Goal of the exercise>
Provide an exact copy of the data, excluding the images.

— begin Information supplied —

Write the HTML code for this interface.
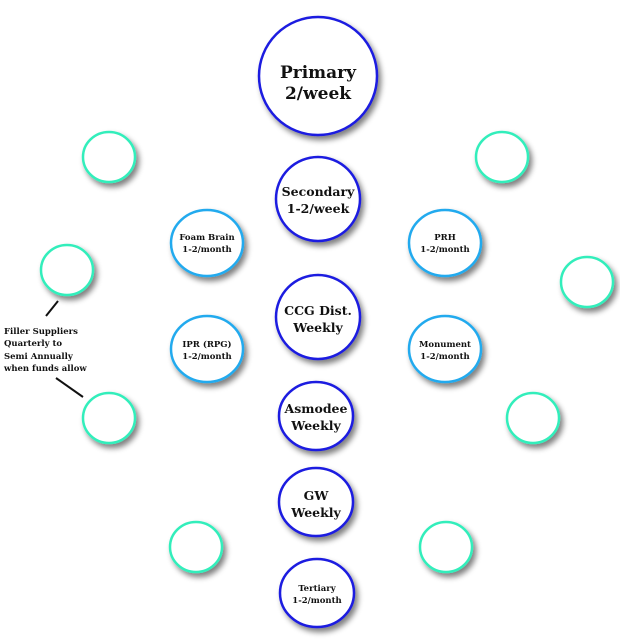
<!DOCTYPE html>
<html><head><meta charset="utf-8"><style>
html,body{margin:0;padding:0;background:#fff;}
svg{display:block;}
text{font-family:"DejaVu Serif","Liberation Serif",serif;font-weight:bold;fill:#111;text-anchor:middle;}
</style></head><body>
<svg width="620" height="640" viewBox="0 0 620 640" xmlns="http://www.w3.org/2000/svg">
<defs>
<filter id="sh" x="-30%" y="-30%" width="170%" height="170%">
<feGaussianBlur in="SourceAlpha" stdDeviation="3"/>
<feOffset dx="3" dy="4" result="b"/>
<feComponentTransfer><feFuncA type="linear" slope="0.5"/></feComponentTransfer>
<feMerge><feMergeNode/><feMergeNode in="SourceGraphic"/></feMerge>
</filter>
</defs>
<g filter="url(#sh)" fill="#fff">
<circle cx="318" cy="76" r="59" stroke="#1a1ae0" stroke-width="2.5"/>
<circle cx="318" cy="199" r="42" stroke="#1a1ae0" stroke-width="2.5"/>
<circle cx="318" cy="317" r="42" stroke="#1a1ae0" stroke-width="2.5"/>
<ellipse cx="316" cy="416" rx="37" ry="34" stroke="#1a1ae0" stroke-width="2.5"/>
<ellipse cx="316" cy="502" rx="37" ry="34" stroke="#1a1ae0" stroke-width="2.5"/>
<ellipse cx="317" cy="593" rx="37" ry="34" stroke="#1a1ae0" stroke-width="2.5"/>
<ellipse cx="207" cy="243" rx="36" ry="33" stroke="#22aaee" stroke-width="2.5"/>
<ellipse cx="445" cy="243" rx="36" ry="33" stroke="#22aaee" stroke-width="2.5"/>
<ellipse cx="207" cy="349" rx="36" ry="33" stroke="#22aaee" stroke-width="2.5"/>
<ellipse cx="445" cy="349" rx="36" ry="33" stroke="#22aaee" stroke-width="2.5"/>
<g stroke="#33eebb" stroke-width="2.5">
<ellipse cx="109" cy="157" rx="26" ry="25"/>
<ellipse cx="502" cy="157" rx="26" ry="25"/>
<ellipse cx="67" cy="270" rx="26" ry="25"/>
<ellipse cx="587" cy="282" rx="26" ry="25"/>
<ellipse cx="109" cy="418" rx="26" ry="25"/>
<ellipse cx="533" cy="418" rx="26" ry="25"/>
<ellipse cx="196" cy="547" rx="26" ry="25"/>
<ellipse cx="446" cy="547" rx="26" ry="25"/>
</g>
</g>
<g stroke="#111" stroke-width="2">
<line x1="58" y1="301" x2="46" y2="316"/>
<line x1="56" y1="378" x2="83" y2="397"/>
</g>
<text x="318" y="78" font-size="17">Primary</text>
<text x="318" y="99" font-size="17">2/week</text>
<text x="318" y="196" font-size="12.5">Secondary</text>
<text x="318" y="213" font-size="12.5">1-2/week</text>
<text x="318" y="315" font-size="12.5">CCG Dist.</text>
<text x="318" y="332" font-size="12.5">Weekly</text>
<text x="316" y="413" font-size="12.5">Asmodee</text>
<text x="316" y="430" font-size="12.5">Weekly</text>
<text x="316" y="500" font-size="12.5">GW</text>
<text x="316" y="517" font-size="12.5">Weekly</text>
<text x="317" y="591" font-size="8.5">Tertiary</text>
<text x="317" y="603" font-size="8.5">1-2/month</text>
<text x="207" y="240" font-size="8.5">Foam Brain</text>
<text x="207" y="252" font-size="8.5">1-2/month</text>
<text x="445" y="240" font-size="8.5">PRH</text>
<text x="445" y="252" font-size="8.5">1-2/month</text>
<text x="207" y="347" font-size="8.5">IPR (RPG)</text>
<text x="207" y="359" font-size="8.5">1-2/month</text>
<text x="445" y="347" font-size="8.5">Monument</text>
<text x="445" y="359" font-size="8.5">1-2/month</text>
<g font-size="8.5">
<text x="4" y="334" style="text-anchor:start">Filler Suppliers</text>
<text x="4" y="346" style="text-anchor:start">Quarterly to</text>
<text x="4" y="359" style="text-anchor:start">Semi Annually</text>
<text x="4" y="371" style="text-anchor:start">when funds allow</text>
</g>
</svg>
</body></html>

— end Information supplied —

Full output>
Write the HTML code for this interface.
<!DOCTYPE html>
<html><head><meta charset="utf-8"><style>
html,body{margin:0;padding:0;background:#fff;}
svg{display:block;}
text{font-family:"DejaVu Serif","Liberation Serif",serif;font-weight:bold;fill:#111;text-anchor:middle;}
</style></head><body>
<svg width="620" height="640" viewBox="0 0 620 640" xmlns="http://www.w3.org/2000/svg">
<defs>
<filter id="sh" x="-30%" y="-30%" width="170%" height="170%">
<feGaussianBlur in="SourceAlpha" stdDeviation="3"/>
<feOffset dx="3" dy="4" result="b"/>
<feComponentTransfer><feFuncA type="linear" slope="0.5"/></feComponentTransfer>
<feMerge><feMergeNode/><feMergeNode in="SourceGraphic"/></feMerge>
</filter>
</defs>
<g filter="url(#sh)" fill="#fff">
<circle cx="318" cy="76" r="59" stroke="#1a1ae0" stroke-width="2.5"/>
<circle cx="318" cy="199" r="42" stroke="#1a1ae0" stroke-width="2.5"/>
<circle cx="318" cy="317" r="42" stroke="#1a1ae0" stroke-width="2.5"/>
<ellipse cx="316" cy="416" rx="37" ry="34" stroke="#1a1ae0" stroke-width="2.5"/>
<ellipse cx="316" cy="502" rx="37" ry="34" stroke="#1a1ae0" stroke-width="2.5"/>
<ellipse cx="317" cy="593" rx="37" ry="34" stroke="#1a1ae0" stroke-width="2.5"/>
<ellipse cx="207" cy="243" rx="36" ry="33" stroke="#22aaee" stroke-width="2.5"/>
<ellipse cx="445" cy="243" rx="36" ry="33" stroke="#22aaee" stroke-width="2.5"/>
<ellipse cx="207" cy="349" rx="36" ry="33" stroke="#22aaee" stroke-width="2.5"/>
<ellipse cx="445" cy="349" rx="36" ry="33" stroke="#22aaee" stroke-width="2.5"/>
<g stroke="#33eebb" stroke-width="2.5">
<ellipse cx="109" cy="157" rx="26" ry="25"/>
<ellipse cx="502" cy="157" rx="26" ry="25"/>
<ellipse cx="67" cy="270" rx="26" ry="25"/>
<ellipse cx="587" cy="282" rx="26" ry="25"/>
<ellipse cx="109" cy="418" rx="26" ry="25"/>
<ellipse cx="533" cy="418" rx="26" ry="25"/>
<ellipse cx="196" cy="547" rx="26" ry="25"/>
<ellipse cx="446" cy="547" rx="26" ry="25"/>
</g>
</g>
<g stroke="#111" stroke-width="2">
<line x1="58" y1="301" x2="46" y2="316"/>
<line x1="56" y1="378" x2="83" y2="397"/>
</g>
<text x="318" y="78" font-size="17">Primary</text>
<text x="318" y="99" font-size="17">2/week</text>
<text x="318" y="196" font-size="12.5">Secondary</text>
<text x="318" y="213" font-size="12.5">1-2/week</text>
<text x="318" y="315" font-size="12.5">CCG Dist.</text>
<text x="318" y="332" font-size="12.5">Weekly</text>
<text x="316" y="413" font-size="12.5">Asmodee</text>
<text x="316" y="430" font-size="12.5">Weekly</text>
<text x="316" y="500" font-size="12.5">GW</text>
<text x="316" y="517" font-size="12.5">Weekly</text>
<text x="317" y="591" font-size="8.5">Tertiary</text>
<text x="317" y="603" font-size="8.5">1-2/month</text>
<text x="207" y="240" font-size="8.5">Foam Brain</text>
<text x="207" y="252" font-size="8.5">1-2/month</text>
<text x="445" y="240" font-size="8.5">PRH</text>
<text x="445" y="252" font-size="8.5">1-2/month</text>
<text x="207" y="347" font-size="8.5">IPR (RPG)</text>
<text x="207" y="359" font-size="8.5">1-2/month</text>
<text x="445" y="347" font-size="8.5">Monument</text>
<text x="445" y="359" font-size="8.5">1-2/month</text>
<g font-size="8.5">
<text x="4" y="334" style="text-anchor:start">Filler Suppliers</text>
<text x="4" y="346" style="text-anchor:start">Quarterly to</text>
<text x="4" y="359" style="text-anchor:start">Semi Annually</text>
<text x="4" y="371" style="text-anchor:start">when funds allow</text>
</g>
</svg>
</body></html>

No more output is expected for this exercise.